If the hull of a piece of popcorn gets stuck in a patient’s socket, it will need to be cleaned out to prevent infection. If a hull gets stuck within the extraction site within the first 24-48 hours, this could be bad news.

The socket will have to be irrigated and washed out, which can then lead to a dry socket. This means that the clot gets washed out of the socket, creating an aching pain in the jaw. If this does happen, just be sure to contact your dentist because a dry socket is easy to treat.

So, before you start eating popcorn, be sure to ask your dentist when you can resume your regular diet.

Can You Eat Popcorn After Pulling Out a Loose Baby Tooth?

If a child has pulled out a loose baby tooth and wants popcorn, the 2-8 week waiting period doesn’t really apply to them. Baby teeth roots naturally dissolve, which is why there isn’t usually any socket left behind once a baby tooth falls out. Wait a few days before feeding the child popcorn to ensure that the primary healing has taken place.

However, if the child has had a baby tooth taken out by a dentist while there is still a long root on the tooth, it is better to wait about a week to eat popcorn so that the child doesn’t irritate the extraction site. Ask the dentist when your child can resume their regular diet.

Ever thought about eating popcorn with braces, check out the article Can I Eat Popcorn With Braces

What Other Foods Should Be Avoided After an Extraction?

Popcorn is one of the main foods that you should avoid after a tooth extraction. Other foods that should be avoided are those that are sticky, hard, brittle, or very chewy foods. These foods might include:

  • Jerky
  • Gum
  • Chips
  • Nuts
  • Tough Meats

Of course, there might be other foods that you should avoid eating. Just use your best judgment after you have had an extraction. If you have any questions, you can always call your dentist or oral surgeon.

What Kinds of Foods You Should Eat After an Extraction?

The best foods to eat after a tooth extraction are those that are soft and nutritious. This may include:

  • Applesauce
  • Jell-o
  • Pudding
  • Mashed Potatoes
  • Blended Soups
  • Broth
  • Yogurt
  • Mashed Bananas
  • Eggs
  • Oatmeal
  • Ice Cream (ones that don’t have any small particles like cookies, nuts, or candy in them)

These are great foods that can be eaten after you have had any type of extraction. If you have had a less severe extraction, you might be able to eat more solid food a few days after your extraction. For those that have had an invasive extraction, such as wisdom teeth, it’s best to stick to soft foods for about a week.

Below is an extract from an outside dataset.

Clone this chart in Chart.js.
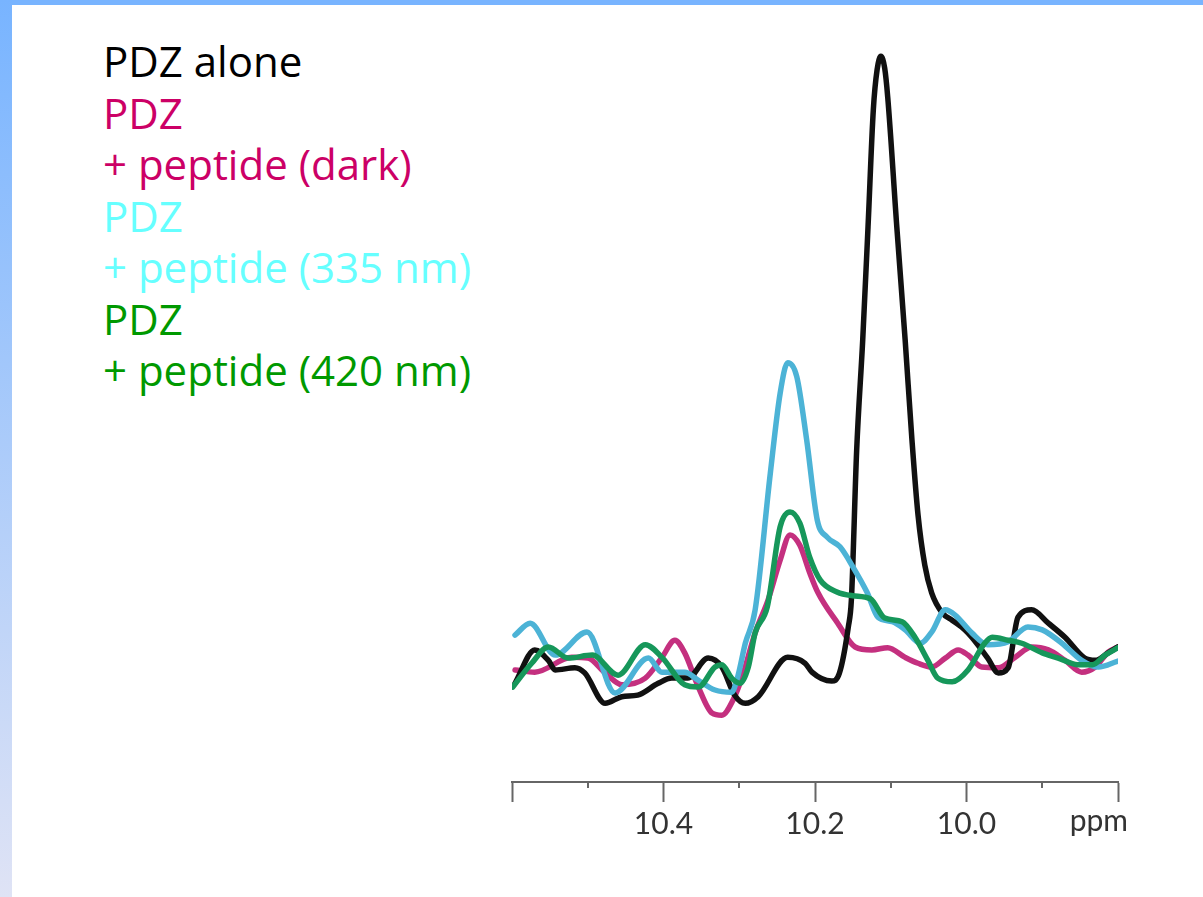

If you are wondering at what age kids can start eating popcorn, check out the article When Can Kids Eat Popcorn

What Are Other Tips for Post-Operative Care?

After getting a tooth extracted, there are a few things that should be done to ensure that you have the best healing experience. Once the tooth has been extracted, ice your mouth near the extraction site for the first 24 hours only.

This will help subside the swelling. Also, be sure to bite on the gauze (and make sure it’s damp before you put it in your mouth) that the dentist gave you until the bleeding has stopped. If it goes in dry, this can disturb the blood clot.

As mentioned before, it’s crucial to get enough fluids and nutrients in your body after getting a tooth removed. That being said, be sure to avoid using straws when drinking water or other liquids, otherwise you can wash out the clot from your extraction site.

The vacuum that the straw creates can be pretty powerful, so be sure to drink liquids through the cup directly.

Be sure to listen to the post-operative care of the dentist, oral surgeon, or dental assistant to ensure that you get the most comfortable healing process. If you have any questions, discomfort, or pain, it would be best to reach out to your dentist.